Cross-rhythms and syncopations created a wonderful bird-like opening, which the BBC Symphony Orchestra treated with a sprightly delicacy. There were some intonation issues at the upper reaches of the horns and violins, but these did not detract from the overall dance-like quality of the first movement, which broadened into a sweeping, dramatic finale. Dove is best known as a choral and operatic composer, and sometimes the abscence of voices was keenly felt in the mesh of minimalistic rhythmic ideas, which had more than a nod to John Adams.
The second movement evoked the tintinnabuli minimalism of Pärt and Gorecki to create a tranquil, watery scene in contrast to the fire and air from the first movement. The third movement began in halting fashion, although it was not always clear how much of this was in the score and how much of this was down to timing issues with the orchestra. In places, it felt as if Josep Pons was struggling to hold the movement together, after handling the first two movements so masterfully. It felt like this final movement could and should be more fun than it sounded here in its première, right down to the final, cut short, cymbal crash.
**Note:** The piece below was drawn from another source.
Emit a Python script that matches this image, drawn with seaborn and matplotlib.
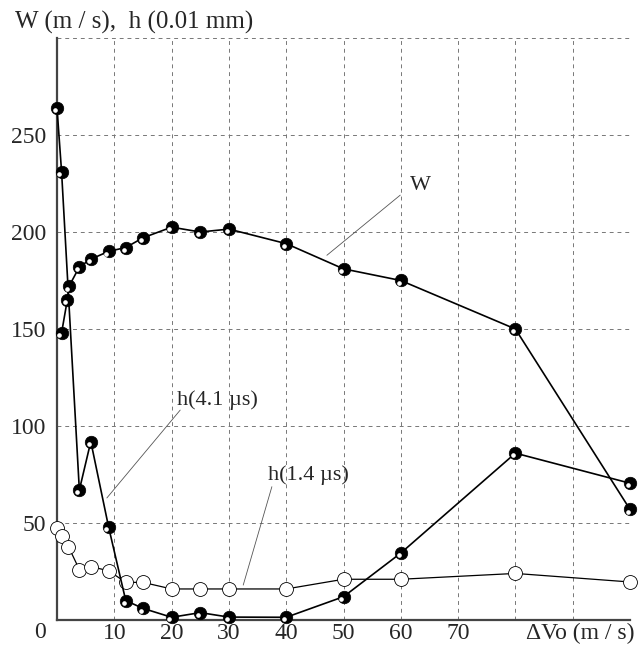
import numpy as np
import pandas as pd
import seaborn as sns
from matplotlib import pyplot as plt
from matplotlib.transforms import offset_copy

# values
w_x = [0.8, 1.8, 2.1, 3.9, 5.9, 9, 12, 15, 20, 25, 30, 40, 50, 60, 80, 100]
w_y = [148, 165, 172, 182, 186, 190, 192, 197, 202.5, 200, 201.5, 194, 181, 175, 150, 57]

h41_x = [0, 0.8, 3.9, 5.9, 9, 12, 15, 20, 25, 30, 40, 50, 60, 80, 100]
h41_y = [264, 231, 67, 92, 48, 10, 6, 1.4, 3.8, 1.5, 1.4, 12, 34.5, 86, 70.5]

h14_x = [0, 0.8, 2, 3.9, 5.9, 9, 12, 15, 20, 25, 30, 40, 50, 60, 80, 100]
h14_y = [47.6, 43.5, 37.8, 26, 27.5, 25.4, 19.4, 19.4, 16, 16, 16, 16, 21, 21, 24, 19.6]

x_ticks = [0, 10, 20, 30, 40, 50, 60, 70, 80, 90, 100]
x_labels = ["", "10", "20", "30", "40", "50", "60", "70", "", "", ""]
y_ticks = [0, 50, 100, 150, 200, 250, 300]
y_labels = ["", "50", "100", "150", "200", "250", ""]

sns.set_style("white")
plt.rcParams['font.family'] = ['Liberation Serif', 'DejaVu Serif']
FS = 17

fig = plt.figure(figsize=(6.38, 6.46), dpi=100)
ax = fig.add_axes([57 / 638, 1 - 620 / 646, 573 / 638, 582 / 646])

ax.set_xlim(0, 100)
ax.set_ylim(0, 300)
ax.set_xticks(x_ticks, x_labels)
ax.set_yticks(y_ticks, y_labels)
ax.tick_params(length=0, labelsize=FS)
ax.tick_params(axis="y", pad=8)
ax.tick_params(axis="x", pad=2)
ax.grid(True, color="#777777", linestyle=(0, (4, 4)), linewidth=0.7)
for s in ["top", "right"]:
    ax.spines[s].set_visible(False)
for s in ["left", "bottom"]:
    ax.spines[s].set_color("#444444")
    ax.spines[s].set_linewidth(1.6)

hl = offset_copy(ax.transData, fig=fig, x=-2.2, y=-2.2, units="dots")

# open circles, h(1.4 us)
d14 = pd.DataFrame({"x": h14_x, "y": h14_y})
sns.lineplot(data=d14, x="x", y="y", ax=ax, color="black", linewidth=0.9,
             marker="o", markersize=10, markerfacecolor="white",
             markeredgecolor="black", markeredgewidth=0.6,
             sort=False, estimator=None, clip_on=False, zorder=3)

# filled circles, h(4.1 us) and W
for xs, ys in [(h41_x, h41_y), (w_x, w_y)]:
    d = pd.DataFrame({"x": xs, "y": ys})
    sns.lineplot(data=d, x="x", y="y", ax=ax, color="black", linewidth=1.2,
                 marker="o", markersize=9, markerfacecolor="black",
                 markeredgecolor="black", markeredgewidth=0.5,
                 sort=False, estimator=None, clip_on=False, zorder=4)
    ax.plot(xs, ys, linestyle="none", marker="o", markersize=2.3,
            color="white", transform=hl, clip_on=False, zorder=5)

ax.set_xlabel("")
ax.set_ylabel("")

# labels with leader lines
ax.text(63.4, 224, "W", fontsize=16, ha="center", va="center")
ax.plot([47.1, 59.9], [188, 219], color="#555555", linewidth=0.6)
ax.text(20.9, 113.4, "h(4.1 \u00b5s)", fontsize=16, ha="left", va="center")
ax.plot([8.7, 21.5], [62.9, 108.2], color="#555555", linewidth=0.6)
ax.text(36.8, 74.7, "h(1.4 \u00b5s)", fontsize=16, ha="left", va="center")
ax.plot([32.5, 37.5], [18, 68.7], color="#555555", linewidth=0.6)

fig.text(40 / 638, 1 - 633 / 646, "0", fontsize=FS, ha="center", va="center")
fig.text(635 / 638, 1 - 633 / 646, "\u0394Vo (m / s)", fontsize=FS, ha="right", va="center")
fig.text(15 / 638, 1 - 22 / 646, "W (m / s),  h (0.01 mm)", fontsize=18, ha="left", va="center")

fig.savefig("out.png", dpi=100)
In the middle of this evocation of the natural world, Mozart’s Piano Concerto no. 23 in A major felt bizarrely like a programme filler, all the more so for the rather polite rendering by the orchestra. Soloist Ingrid Fliter’s performance was, in contrast, full of energy. She made light work of the glittering runs in the outer movements, and brought delicate nuance, in places hinting towards the Romanticism of Beethoven and Schubert. It didn’t help that Pons was behind soloist Ingrid Fliter; the orchestra often felt slightly out of sync with her, both in terms of tempo and shaping of the music, although they saved her when she suffered a momentary lapse of memory in the middle of the second movement. It would be a shame if that were to be the enduring impression of her Proms debut, when there was so much to savour from her performance.